Dev had always believed one thing:
“Once I hit my number, everything will feel different.”
The number changed over time.
At first, it was $100,000 saved.
Then $500,000 invested.
Then $1 million net worth.
Each milestone felt like the final checkpoint.
Each one felt like the place where stress would disappear.
The First Milestone
When he crossed six figures in savings, he expected relief.
Instead, he felt… neutral.
Proud, briefly.
Then focused on the next goal.
He told himself that’s how ambition works.
You climb.
You don’t pause.
You don’t settle.
So he kept building.
The Obsession With “The Number”
Over the years, his income grew.
Investments compounded.
His net worth rose steadily.
On paper, he was winning.
But something subtle followed him at every level:
Low-grade anxiety.
Not fear of poverty.
Fear of falling backward.
The higher his assets climbed, the more he felt he had to protect.
Money wasn’t reducing stress.
It was changing its shape.
The Hidden Trade-Off
To reach his goals quickly, he optimized aggressively.
Longer work hours.
High-pressure roles.
Constant side projects.
Minimal downtime.
He told himself it was temporary.
A sprint phase.
Sacrifice now, relax later.
But later kept moving.
Because every new milestone created a bigger one.
And every bigger milestone required more output.
The Moment of Clarity
One afternoon, exhausted after another 12-hour day, he ran a simple calculation.
If he continued at his current savings rate, conservative investment returns alone would cover his basic living expenses within five years.
He didn’t need extreme growth anymore.
He needed sustainability.
But he hadn’t updated his strategy.
He was still operating like someone chasing survival-level security.
Not someone approaching sufficiency.
The Real Question
He realized he’d been asking the wrong question.
Instead of:
“How much more can I accumulate?”
He should have been asking:
“What is enough?”
Enough is uncomfortable.
Because it forces clarity.
If you define enough, you limit infinite chasing.
If you don’t define it, the goalpost keeps moving forever.
The Psychological Shift
For the first time, he allowed himself to calculate a “freedom number.”
Not a flashy number.
Not a comparison number.
A number that would cover:
Modest housing.
Healthcare.
Food.
Basic travel.
A simple, meaningful life.
It was lower than he expected.
Much lower than the number he had been chasing.
And that realization hit hard.
He had already built more security than his younger self ever imagined.
But he hadn’t allowed himself to feel it.
Redesigning the Game
He didn’t quit his job immediately.
He didn’t make dramatic announcements.
He made internal shifts.
Reduced unnecessary pressure.
Turned down roles that required constant intensity.
Protected his time.
Invested steadily instead of aggressively.
He started optimizing for life quality, not maximum net worth growth.

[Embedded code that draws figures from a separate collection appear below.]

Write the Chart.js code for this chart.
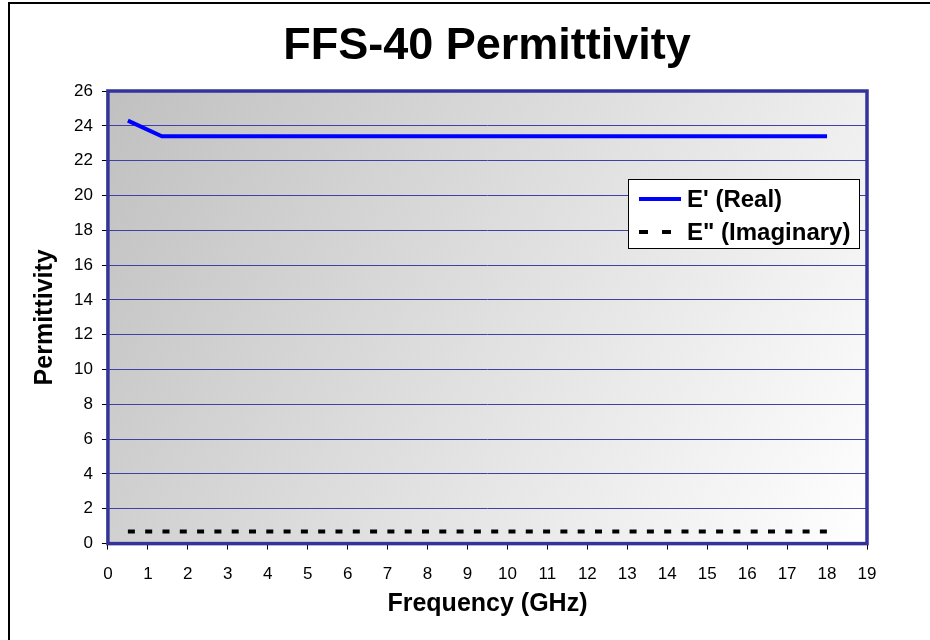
<!DOCTYPE html>
<html>
<head>
<meta charset="utf-8">
<script src="https://cdn.jsdelivr.net/npm/chart.js@4.4.0/dist/chart.umd.min.js"></script>
<style>
  html, body { margin: 0; padding: 0; background: #fff; }
  #wrap { position: relative; width: 930px; height: 640px; }
  canvas { display: block; }
</style>
</head>
<body>
<div id="wrap"><canvas id="chart" width="930" height="640"></canvas></div>
<script>
// --- datos ---
const realFreq = [0.5, 1.35, 18];
const realValues = [24.3, 23.4, 23.4];
const imagFreq = [0.5, 18];
const imagValues = [0.7, 0.7];
const seriesNames = ["E' (Real)", 'E" (Imaginary)'];
const chartTitle = 'FFS-40 Permittivity';
const xRange = [0, 19];
const yRange = [0, 26];

const FONT = 'Arial, "Liberation Sans", sans-serif';
const NAVY = '#333399';

const toPoints = (xs, ys) => xs.map((x, i) => ({ x: x, y: ys[i] }));

// fondo degradado, marco exterior y título centrado en el gráfico completo
const plotArea = {
    id: 'plotArea',
    beforeDraw(chart) {
        const { ctx, chartArea: a } = chart;
        ctx.save();
        const g = ctx.createLinearGradient(a.left, a.top, a.right, a.bottom);
        g.addColorStop(0, '#c0c0c0');
        g.addColorStop(1, '#ffffff');
        ctx.fillStyle = g;
        ctx.fillRect(a.left, a.top, a.right - a.left, a.bottom - a.top);
        // marco exterior (recortado en la imagen original)
        ctx.strokeStyle = '#000';
        ctx.lineWidth = 2;
        ctx.beginPath();
        ctx.moveTo(9, 660);
        ctx.lineTo(9, 3);
        ctx.lineTo(940, 3);
        ctx.stroke();
        // título
        ctx.fillStyle = '#000';
        ctx.font = 'bold 45px ' + FONT;
        ctx.textAlign = 'center';
        ctx.textBaseline = 'alphabetic';
        ctx.fillText(chartTitle, 487, 59);
        ctx.restore();
    },
    afterDatasetsDraw(chart) {
        const { ctx, chartArea: a } = chart;
        ctx.save();
        ctx.strokeStyle = NAVY;
        ctx.lineWidth = 3.5;
        ctx.strokeRect(a.left, a.top, a.right - a.left, a.bottom - a.top);
        ctx.restore();
    }
};

// leyenda dentro del área, como en el original
const boxLegend = {
    id: 'boxLegend',
    afterDraw(chart) {
        const { ctx } = chart;
        const x = 628, y = 179, w = 231, h = 69;
        ctx.save();
        ctx.fillStyle = '#fff';
        ctx.fillRect(x, y, w, h);
        ctx.strokeStyle = '#000';
        ctx.lineWidth = 1;
        ctx.strokeRect(x + 0.5, y + 0.5, w, h);
        ctx.font = 'bold 24px ' + FONT;
        ctx.textBaseline = 'middle';
        chart.data.datasets.forEach((ds, i) => {
            const cy = y + 20 + i * 33;
            ctx.strokeStyle = ds.borderColor;
            ctx.lineWidth = ds.borderWidth;
            ctx.setLineDash(ds.borderDash ? [9, 14] : []);
            ctx.beginPath();
            ctx.moveTo(x + 11, cy);
            ctx.lineTo(x + 53, cy);
            ctx.stroke();
            ctx.setLineDash([]);
            ctx.fillStyle = '#000';
            ctx.fillText(ds.label, x + 59, cy + 1);
        });
        ctx.restore();
    }
};

new Chart(document.getElementById('chart'), {
    type: 'scatter',
    data: {
        datasets: [{
            label: seriesNames[0],
            data: toPoints(realFreq, realValues),
            showLine: true,
            borderColor: '#0000ff',
            borderWidth: 4,
            pointRadius: 0,
            tension: 0
        }, {
            label: seriesNames[1],
            data: toPoints(imagFreq, imagValues),
            showLine: true,
            borderColor: '#000000',
            borderWidth: 4,
            borderDash: [7, 10.3],
            borderCapStyle: 'butt',
            pointRadius: 0
        }]
    },
    options: {
        responsive: false,
        animation: false,
        devicePixelRatio: 1,
        layout: { padding: { left: 24, right: 63, top: 91, bottom: 17 } },
        plugins: {
            legend: { display: false },
            tooltip: { enabled: false },
            title: { display: false }
        },
        scales: {
            x: {
                type: 'linear',
                min: xRange[0],
                max: xRange[1],
                ticks: { stepSize: 1, color: '#000', font: { family: FONT, size: 17 }, padding: 15 },
                grid: { drawOnChartArea: false, tickColor: '#000', tickLength: 6 },
                border: { display: false },
                title: {
                    display: true,
                    text: 'Frequency (GHz)',
                    color: '#000',
                    font: { family: FONT, size: 25, weight: 'bold' },
                    padding: { top: -11, bottom: 4 }
                }
            },
            y: {
                min: yRange[0],
                max: yRange[1],
                ticks: { stepSize: 2, color: '#000', font: { family: FONT, size: 17 }, padding: 9 },
                grid: { color: '#4040a6', lineWidth: 1, tickColor: '#000', tickLength: 6 },
                border: { display: false },
                title: {
                    display: true,
                    text: 'Permittivity',
                    color: '#000',
                    font: { family: FONT, size: 25, weight: 'bold' },
                    padding: { top: 6, bottom: 5 }
                }
            }
        }
    },
    plugins: [plotArea, boxLegend]
});
</script>
</body>
</html>
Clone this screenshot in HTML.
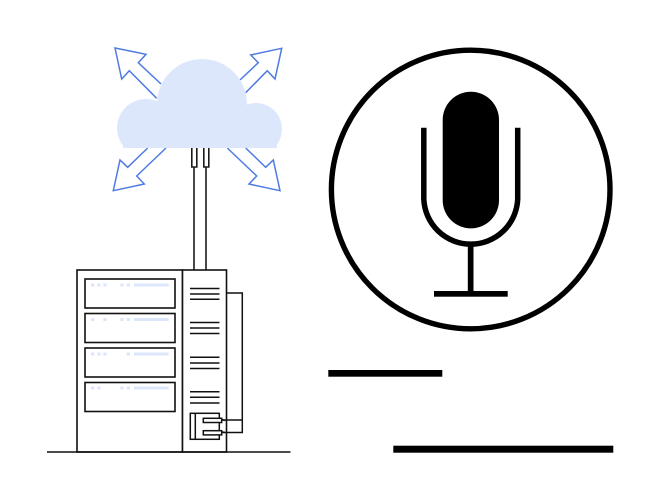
<!DOCTYPE html>
<html>
<head>
<meta charset="utf-8">
<style>
html,body{margin:0;padding:0;background:#fff;width:660px;height:500px;overflow:hidden}
svg{display:block}
</style>
</head>
<body>
<svg width="660" height="500" viewBox="0 0 660 500" xmlns="http://www.w3.org/2000/svg">
<defs><clipPath id="c"><rect x="100" y="40" width="200" height="108"/></clipPath></defs>
<rect width="660" height="500" fill="#fff"/>
<g fill="none" stroke="#4f7be3" stroke-width="1.5" stroke-linejoin="miter">
<path d="M161 84L138.3 62.7L146 54.3L115 48L121.7 79L129.3 70.7L156.7 98.3"/>
<path d="M240 80L258.3 62.7L250.7 55L281.7 48.3L275 79L267.3 70.7L245.7 92.7"/>
<path d="M147.700 148L127.700 167.300L120 160L113.300 190.700L144.300 184L136.700 176L166 148"/>
<path d="M227.300 148L256.700 176L249 184L280 190.700L273.300 160L265.700 167.300L245.700 148"/>
</g>
<g fill="#dce7fb" clip-path="url(#c)">
<circle cx="202" cy="104" r="45"/>
<circle cx="146" cy="128" r="29"/>
<circle cx="256" cy="129" r="26"/>
<rect x="123" y="120" width="154" height="28"/>
</g>
<g fill="none" stroke="#1a1a1a" stroke-width="1.600">
<path d="M191.800 148V167H196.800V148"/>
<path d="M203.800 148V167H208.800V148"/>
<path d="M194 167V270"/>
<path d="M206 167V270"/>
</g>
<g fill="#fff" stroke="#111" stroke-width="1.600">
<rect x="77" y="270" width="105.500" height="182"/>
<rect x="182.500" y="270" width="44" height="182"/>
<rect x="85" y="279" width="90" height="29"/>
<rect x="85" y="313.500" width="90" height="29"/>
<rect x="85" y="348" width="90" height="29"/>
<rect x="85" y="382.500" width="90" height="29"/>
</g>
<g fill="#dce7fb">
<rect x="91" y="283.500" width="3.300" height="3"/><rect x="97.300" y="283.500" width="3.300" height="3"/><rect x="103.300" y="283.500" width="3.300" height="3"/><rect x="120.300" y="283.500" width="3.300" height="3"/><rect x="126.700" y="283.500" width="3.300" height="3"/><rect x="134" y="283.500" width="34.700" height="3"/>
<rect x="91" y="318" width="3.300" height="3"/><rect x="103.300" y="318" width="3.300" height="3"/><rect x="120.300" y="318" width="3.300" height="3"/><rect x="126.700" y="318" width="3.300" height="3"/><rect x="134" y="318" width="34.700" height="3"/>
<rect x="91" y="352.500" width="3.300" height="3"/><rect x="97.300" y="352.500" width="3.300" height="3"/><rect x="103.300" y="352.500" width="3.300" height="3"/><rect x="126.700" y="352.500" width="3.300" height="3"/><rect x="134" y="352.500" width="34.700" height="3"/>
<rect x="91" y="386.500" width="3.300" height="3"/><rect x="97.300" y="386.500" width="3.300" height="3"/><rect x="120.300" y="386.500" width="3.300" height="3"/><rect x="126.700" y="386.500" width="3.300" height="3"/><rect x="134" y="386.500" width="34.700" height="3"/>
</g>
<g fill="none" stroke="#111" stroke-width="1.500">
<path d="M190 288.500H219.500M190 294H219.500M190 299.300H219.500"/>
<path d="M190 322.500H219.500M190 328H219.500M190 333.500H219.500"/>
<path d="M190 357.300H219.500M190 363H219.500M190 368.500H219.500"/>
<path d="M190 391.700H219.500M190 397.300H219.500M190 403H219.500"/>
<path d="M226.500 293H242.300V432.500H222.500"/>
<path d="M222.500 420H242.300"/>
<rect x="190.300" y="413.300" width="29" height="26" fill="#fff"/>
<path d="M195.300 413.300V439.300"/>
<rect x="203.300" y="418.300" width="18.400" height="4.200" fill="#fff"/>
<rect x="203.300" y="430.700" width="18.400" height="4.200" fill="#fff"/>
<path d="M221.700 419.500L225 420.500M221.700 431.800L225 432.500"/>
<path d="M47 452H290.500"/>
</g>
<circle cx="470.700" cy="189.500" r="139.300" fill="none" stroke="#000" stroke-width="5.400"/>
<rect x="442.700" y="91.700" width="56.300" height="136.700" rx="28.150" ry="28.150" fill="#000"/>
<path d="M423.800 127.700V199.300A47 47 0 0 0 517.700 199.300V127.700" fill="none" stroke="#000" stroke-width="5.500"/>
<rect x="467.800" y="246" width="5.700" height="47" fill="#000"/>
<rect x="434" y="291" width="73.700" height="5.700" fill="#000"/>
<rect x="328.300" y="370" width="114" height="6.700" fill="#000"/>
<rect x="393.300" y="445.700" width="220" height="7" fill="#000"/>
</svg>
</body>
</html>
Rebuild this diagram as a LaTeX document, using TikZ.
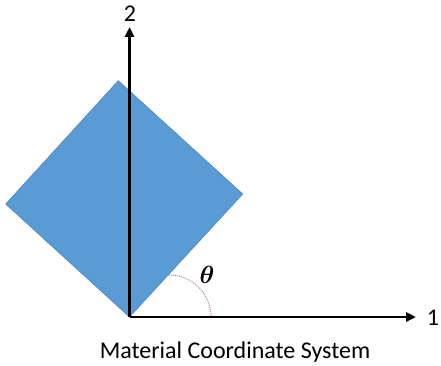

And surprisingly, his finances didn’t collapse.
They kept growing — just at a sustainable pace.
The Paradox of Enough
Here’s the paradox:
When you stop chasing money as the primary goal…
You often make better financial decisions.
You avoid desperate risks.
You negotiate from calm, not fear.
You spend intentionally.
You invest consistently.
Because your identity isn’t tied to constant escalation.
Dev realized he didn’t want infinite wealth.
He wanted control over his time.
Money was a tool for that.
Not the destination.
The Subtle Freedom
The biggest change wasn’t in his bank account.
It was in his nervous system.
He stopped checking investment apps daily.
Stopped recalculating projections obsessively.
Stopped attaching self-worth to quarterly performance.
He started measuring success in:
Energy.
Presence.
Health.
Relationships.
Money still mattered.
But it wasn’t the scoreboard anymore.
The Hard Truth
If you don’t define “enough,” you’ll chase forever.
And chasing forever is exhausting.
Ambition is powerful.
But unbounded ambition can quietly become anxiety.
There’s nothing wrong with wanting more.
But there’s something dangerous about never feeling satisfied.
Wealth without clarity doesn’t create peace.
It creates bigger targets.
Final Thought
If you reached your financial goal tomorrow…
Would you know how to slow down?
Or would you immediately create a bigger one?
Money is a tool.
Security is a feeling.
Freedom is a design choice.
And sometimes the most powerful financial move isn’t earning more.
It’s deciding you already have enough to live intentionally.